Sometimes I look out a window. Sometimes I write down a few thoughts. Sometimes I do nothing. Doing nothing on purpose can be surprisingly grounding.
Step 7: The “Today List” (only three things)
This is where my routine becomes practical. I write down three things for the day. Not ten. Not twenty. Three.
I like three because it’s enough to be useful without becoming a punishment.
- One must-do: the thing that truly matters.
- One helpful task: something that makes life easier.
- One small win: an easy task I can finish quickly.
When I keep my list small, I feel clearer. When I write down everything, I feel heavy before the day even begins.
If the day is packed, my three things help me focus. If the day is slower, they keep me moving gently without drifting.

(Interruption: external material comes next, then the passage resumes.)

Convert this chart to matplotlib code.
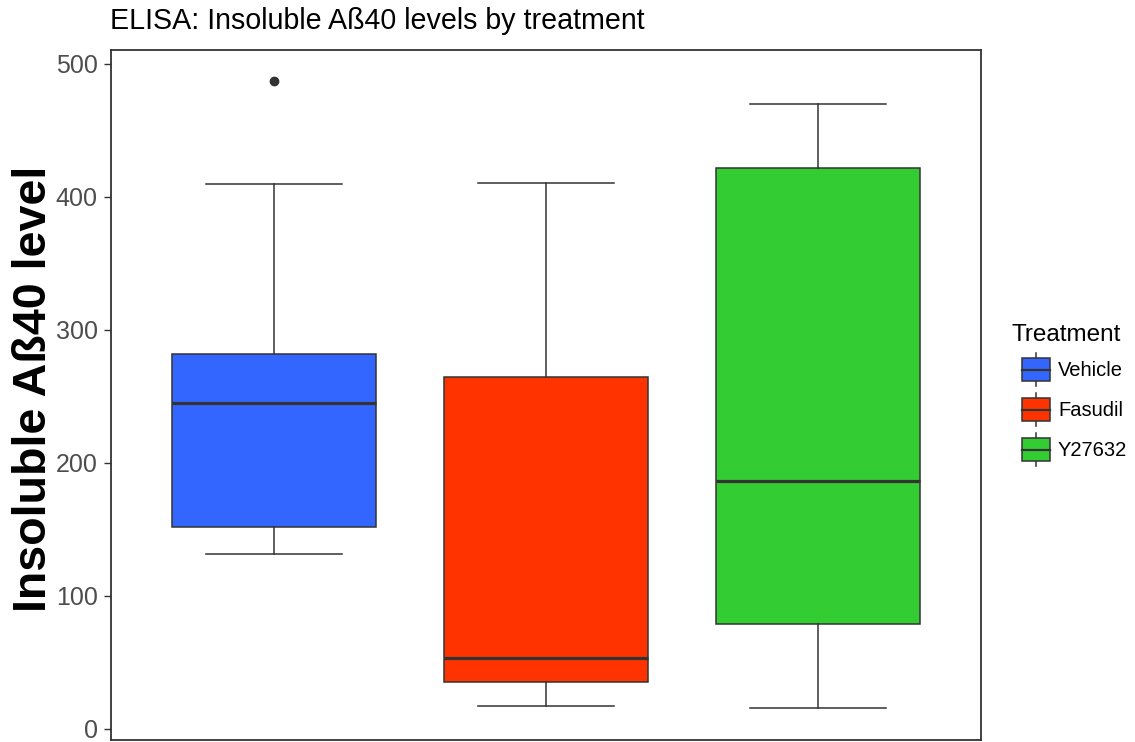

Step 8: A “soft start” for my mind
Before I jump into emails or social media, I try to do one soft thing for my mind. This is not about productivity. It’s about protecting my mood.
Options I rotate through:
- Read one page of a book.
- Write a short paragraph in a notebook.
- Listen to one calm song.
- Stretch for two minutes.
Even tiny softness helps. It’s like padding around the day.
What happens when I don’t have time?
This routine works because it has a “minimum version.” On rushed mornings, I don’t try to do everything. I do the smallest set that still helps me feel steady:
- Drink water.
- Wash my face.
- Write three things.
That’s it. If I do only that, I still feel more grounded than if I start the day in a sprint.
Why I keep coming back to this
I keep coming back to this routine because it doesn’t demand a perfect life. It works on quiet mornings and chaotic mornings. It doesn’t require motivation. It doesn’t punish me if I miss a step. It’s built around care, not control.
And honestly, that’s what I need most in the morning: a little care before the world asks for everything else.
If you want to try it, start with one piece. Pick the step that feels easiest and do it for a week. Small routines become strong routines when they’re simple enough to repeat.
That’s the routine I keep coming back to. Not because it’s impressive, but because it helps me start the day like I belong in it.